## GIVEN DATA
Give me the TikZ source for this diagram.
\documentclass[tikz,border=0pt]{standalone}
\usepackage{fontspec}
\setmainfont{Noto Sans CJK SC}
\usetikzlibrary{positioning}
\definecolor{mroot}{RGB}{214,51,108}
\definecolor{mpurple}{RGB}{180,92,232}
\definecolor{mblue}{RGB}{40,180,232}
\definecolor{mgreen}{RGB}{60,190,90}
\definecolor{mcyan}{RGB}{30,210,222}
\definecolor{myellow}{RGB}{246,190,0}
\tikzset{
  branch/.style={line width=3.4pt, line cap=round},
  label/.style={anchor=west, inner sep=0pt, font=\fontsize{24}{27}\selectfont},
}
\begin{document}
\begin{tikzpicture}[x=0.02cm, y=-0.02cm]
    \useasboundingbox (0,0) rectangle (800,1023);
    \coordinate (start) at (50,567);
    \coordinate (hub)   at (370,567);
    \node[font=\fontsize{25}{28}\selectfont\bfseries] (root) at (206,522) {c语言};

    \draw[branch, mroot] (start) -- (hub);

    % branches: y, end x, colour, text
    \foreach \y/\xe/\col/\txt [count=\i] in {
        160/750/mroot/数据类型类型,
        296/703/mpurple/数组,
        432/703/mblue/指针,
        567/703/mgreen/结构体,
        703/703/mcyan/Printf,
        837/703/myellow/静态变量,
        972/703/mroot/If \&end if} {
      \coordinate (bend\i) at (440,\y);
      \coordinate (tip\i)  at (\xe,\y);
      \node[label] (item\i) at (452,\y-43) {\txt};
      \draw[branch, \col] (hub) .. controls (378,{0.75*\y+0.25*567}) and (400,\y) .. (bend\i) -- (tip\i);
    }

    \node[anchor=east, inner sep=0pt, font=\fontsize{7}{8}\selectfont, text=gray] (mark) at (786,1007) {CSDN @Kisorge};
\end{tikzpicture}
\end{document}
==
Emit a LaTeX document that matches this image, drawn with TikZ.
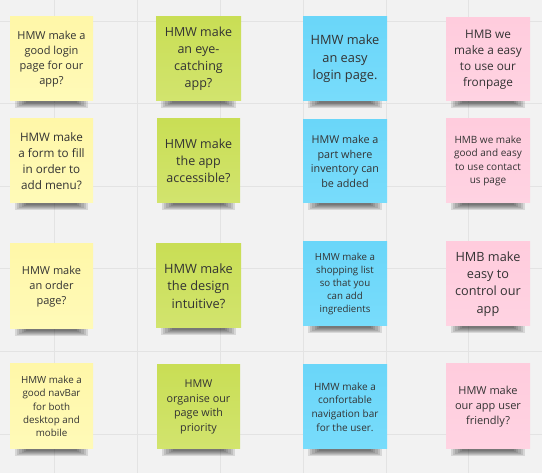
...
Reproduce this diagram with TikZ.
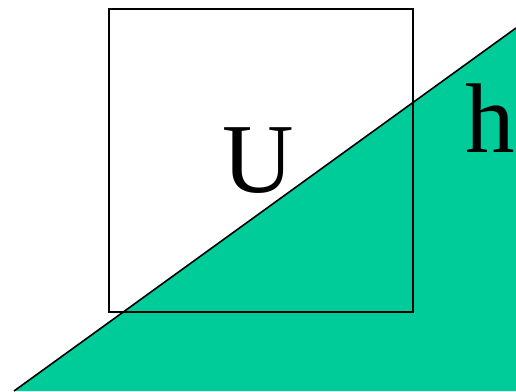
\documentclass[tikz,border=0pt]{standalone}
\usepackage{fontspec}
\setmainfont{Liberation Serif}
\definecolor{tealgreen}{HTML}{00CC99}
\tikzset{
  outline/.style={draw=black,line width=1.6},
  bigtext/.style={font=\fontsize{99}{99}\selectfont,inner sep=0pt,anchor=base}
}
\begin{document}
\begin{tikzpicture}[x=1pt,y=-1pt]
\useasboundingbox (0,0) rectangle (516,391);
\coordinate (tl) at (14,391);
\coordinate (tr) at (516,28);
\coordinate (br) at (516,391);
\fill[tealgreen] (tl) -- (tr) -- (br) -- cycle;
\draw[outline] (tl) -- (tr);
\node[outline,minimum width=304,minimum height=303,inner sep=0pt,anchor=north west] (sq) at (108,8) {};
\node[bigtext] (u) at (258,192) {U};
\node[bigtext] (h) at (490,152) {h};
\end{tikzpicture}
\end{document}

## TASK BRIEF
Among the entries above, how many lines include the word "this"? Give the number with no comment.

## SOLUTION
3